══ LISTING

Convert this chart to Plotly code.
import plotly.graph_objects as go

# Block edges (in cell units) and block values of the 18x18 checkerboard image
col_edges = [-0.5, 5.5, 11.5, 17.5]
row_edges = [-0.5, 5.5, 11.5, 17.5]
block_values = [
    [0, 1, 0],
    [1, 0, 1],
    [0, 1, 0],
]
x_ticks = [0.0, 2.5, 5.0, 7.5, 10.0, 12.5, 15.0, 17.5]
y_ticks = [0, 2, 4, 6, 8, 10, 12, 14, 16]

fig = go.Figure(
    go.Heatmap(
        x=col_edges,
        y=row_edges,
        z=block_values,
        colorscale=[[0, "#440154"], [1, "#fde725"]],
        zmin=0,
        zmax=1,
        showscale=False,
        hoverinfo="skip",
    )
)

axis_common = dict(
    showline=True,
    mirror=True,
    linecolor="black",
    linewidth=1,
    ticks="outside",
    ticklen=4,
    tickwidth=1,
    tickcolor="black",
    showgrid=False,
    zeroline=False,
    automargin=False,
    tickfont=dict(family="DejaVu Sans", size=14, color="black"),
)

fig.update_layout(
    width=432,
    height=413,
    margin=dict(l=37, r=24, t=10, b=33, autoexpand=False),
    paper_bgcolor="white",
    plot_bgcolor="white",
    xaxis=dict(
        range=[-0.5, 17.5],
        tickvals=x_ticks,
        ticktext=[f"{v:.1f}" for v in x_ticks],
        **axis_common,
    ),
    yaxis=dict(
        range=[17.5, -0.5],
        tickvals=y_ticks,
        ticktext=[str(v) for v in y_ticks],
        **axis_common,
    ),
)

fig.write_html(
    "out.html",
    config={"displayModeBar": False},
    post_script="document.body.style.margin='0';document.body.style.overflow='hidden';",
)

════
══ LISTING

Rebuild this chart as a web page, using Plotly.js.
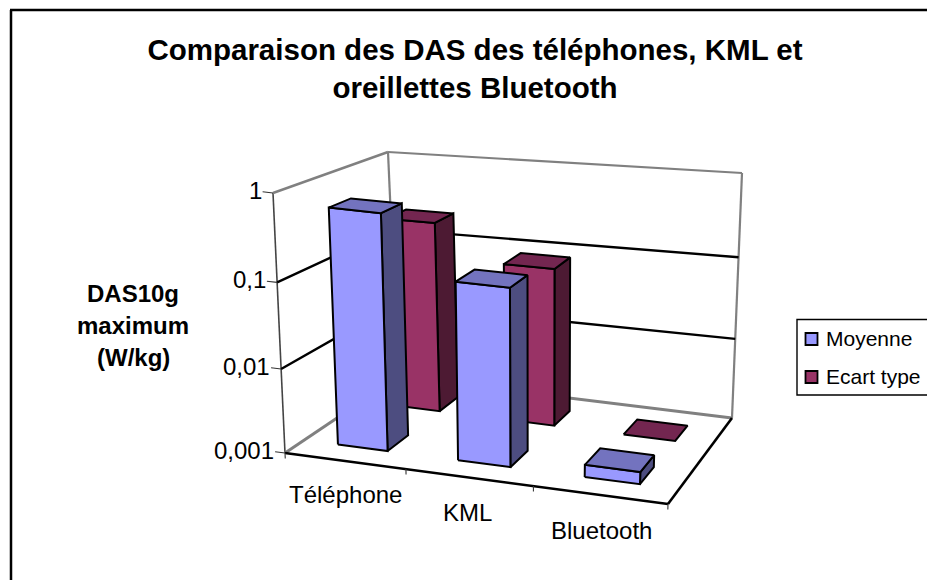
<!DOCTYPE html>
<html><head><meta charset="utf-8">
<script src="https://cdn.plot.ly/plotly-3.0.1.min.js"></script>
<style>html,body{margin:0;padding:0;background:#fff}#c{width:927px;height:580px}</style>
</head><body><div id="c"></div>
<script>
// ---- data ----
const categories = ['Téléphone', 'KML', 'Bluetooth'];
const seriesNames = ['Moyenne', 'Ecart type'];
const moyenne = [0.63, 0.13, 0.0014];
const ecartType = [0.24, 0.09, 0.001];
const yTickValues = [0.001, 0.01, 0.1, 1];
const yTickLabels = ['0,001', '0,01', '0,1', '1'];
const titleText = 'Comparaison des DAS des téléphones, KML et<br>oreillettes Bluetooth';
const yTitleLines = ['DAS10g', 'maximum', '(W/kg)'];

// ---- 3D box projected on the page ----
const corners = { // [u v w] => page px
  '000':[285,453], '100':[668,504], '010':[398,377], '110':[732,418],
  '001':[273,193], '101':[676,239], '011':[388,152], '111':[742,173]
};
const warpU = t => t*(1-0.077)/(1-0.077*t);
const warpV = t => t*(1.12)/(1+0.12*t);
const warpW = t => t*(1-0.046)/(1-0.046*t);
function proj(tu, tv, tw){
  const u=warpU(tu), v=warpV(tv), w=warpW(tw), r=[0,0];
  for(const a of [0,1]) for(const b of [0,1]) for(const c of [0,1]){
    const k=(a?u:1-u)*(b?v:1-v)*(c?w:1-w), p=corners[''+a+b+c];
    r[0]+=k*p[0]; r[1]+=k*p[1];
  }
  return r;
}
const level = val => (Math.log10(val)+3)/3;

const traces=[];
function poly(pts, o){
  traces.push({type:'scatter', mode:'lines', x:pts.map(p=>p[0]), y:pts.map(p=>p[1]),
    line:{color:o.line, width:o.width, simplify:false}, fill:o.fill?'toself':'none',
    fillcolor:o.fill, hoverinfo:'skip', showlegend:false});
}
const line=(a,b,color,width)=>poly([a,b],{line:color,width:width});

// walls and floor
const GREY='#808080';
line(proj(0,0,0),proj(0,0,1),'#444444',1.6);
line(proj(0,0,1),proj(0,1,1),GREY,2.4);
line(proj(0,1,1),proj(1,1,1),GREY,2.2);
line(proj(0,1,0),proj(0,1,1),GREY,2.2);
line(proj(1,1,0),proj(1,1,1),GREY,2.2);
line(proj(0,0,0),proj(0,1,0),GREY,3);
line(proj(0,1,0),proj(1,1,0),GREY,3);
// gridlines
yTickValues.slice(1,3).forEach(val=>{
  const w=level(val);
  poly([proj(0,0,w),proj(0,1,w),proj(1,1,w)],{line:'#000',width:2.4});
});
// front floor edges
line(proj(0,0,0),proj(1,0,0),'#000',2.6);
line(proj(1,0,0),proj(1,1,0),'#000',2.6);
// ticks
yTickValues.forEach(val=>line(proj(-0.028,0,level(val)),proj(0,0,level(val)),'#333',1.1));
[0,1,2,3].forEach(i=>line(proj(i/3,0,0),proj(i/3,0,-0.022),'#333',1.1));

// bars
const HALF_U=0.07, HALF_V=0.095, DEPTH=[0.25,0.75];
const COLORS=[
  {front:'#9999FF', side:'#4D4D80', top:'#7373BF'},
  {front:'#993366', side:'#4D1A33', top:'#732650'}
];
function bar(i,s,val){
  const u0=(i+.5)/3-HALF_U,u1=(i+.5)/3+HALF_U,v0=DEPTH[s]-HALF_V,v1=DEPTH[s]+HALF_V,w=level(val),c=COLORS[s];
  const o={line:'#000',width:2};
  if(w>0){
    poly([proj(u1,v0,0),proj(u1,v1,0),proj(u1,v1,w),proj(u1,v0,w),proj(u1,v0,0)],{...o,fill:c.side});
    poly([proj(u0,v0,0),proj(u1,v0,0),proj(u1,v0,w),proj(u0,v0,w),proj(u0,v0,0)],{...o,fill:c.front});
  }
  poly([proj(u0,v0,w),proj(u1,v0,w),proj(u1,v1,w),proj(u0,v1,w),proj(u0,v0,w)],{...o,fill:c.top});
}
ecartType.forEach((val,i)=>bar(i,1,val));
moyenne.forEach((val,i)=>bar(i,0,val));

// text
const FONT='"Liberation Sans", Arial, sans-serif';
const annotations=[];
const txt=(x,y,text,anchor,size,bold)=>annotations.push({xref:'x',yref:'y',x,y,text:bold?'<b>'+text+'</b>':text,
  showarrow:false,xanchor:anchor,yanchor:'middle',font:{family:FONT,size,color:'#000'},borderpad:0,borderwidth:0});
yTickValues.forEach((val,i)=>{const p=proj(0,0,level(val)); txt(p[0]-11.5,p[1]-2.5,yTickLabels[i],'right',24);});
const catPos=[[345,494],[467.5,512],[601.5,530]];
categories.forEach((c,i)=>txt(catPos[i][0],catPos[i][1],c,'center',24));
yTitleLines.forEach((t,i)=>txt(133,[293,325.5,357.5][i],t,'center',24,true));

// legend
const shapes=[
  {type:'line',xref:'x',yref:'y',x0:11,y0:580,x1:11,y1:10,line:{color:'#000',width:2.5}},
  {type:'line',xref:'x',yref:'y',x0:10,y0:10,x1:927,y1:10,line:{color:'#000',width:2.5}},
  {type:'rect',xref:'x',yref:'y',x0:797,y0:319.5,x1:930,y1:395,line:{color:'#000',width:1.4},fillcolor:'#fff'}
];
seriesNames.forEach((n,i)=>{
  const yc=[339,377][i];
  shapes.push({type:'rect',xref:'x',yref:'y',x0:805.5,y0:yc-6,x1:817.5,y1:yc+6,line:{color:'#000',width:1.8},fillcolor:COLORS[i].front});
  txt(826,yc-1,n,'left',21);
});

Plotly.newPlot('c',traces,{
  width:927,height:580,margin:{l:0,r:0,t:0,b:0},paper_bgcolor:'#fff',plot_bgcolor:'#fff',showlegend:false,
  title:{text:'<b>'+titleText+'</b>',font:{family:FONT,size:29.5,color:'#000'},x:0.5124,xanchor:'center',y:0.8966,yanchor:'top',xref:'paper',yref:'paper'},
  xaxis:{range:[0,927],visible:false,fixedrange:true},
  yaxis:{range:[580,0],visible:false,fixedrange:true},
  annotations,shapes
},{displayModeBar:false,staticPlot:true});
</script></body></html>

════

| WHAT YOU ARE ASKED TO DO |
Give again only the lines that run from the line with "Convert this chart to Plotly code." to the line with "y_ticks = [0, 2, 4, 6, 8, 10, 12, 14, 16]". Include both of those lines exactly as written.

| TASK RESULT |
Convert this chart to Plotly code.
import plotly.graph_objects as go

# Block edges (in cell units) and block values of the 18x18 checkerboard image
col_edges = [-0.5, 5.5, 11.5, 17.5]
row_edges = [-0.5, 5.5, 11.5, 17.5]
block_values = [
    [0, 1, 0],
    [1, 0, 1],
    [0, 1, 0],
]
x_ticks = [0.0, 2.5, 5.0, 7.5, 10.0, 12.5, 15.0, 17.5]
y_ticks = [0, 2, 4, 6, 8, 10, 12, 14, 16]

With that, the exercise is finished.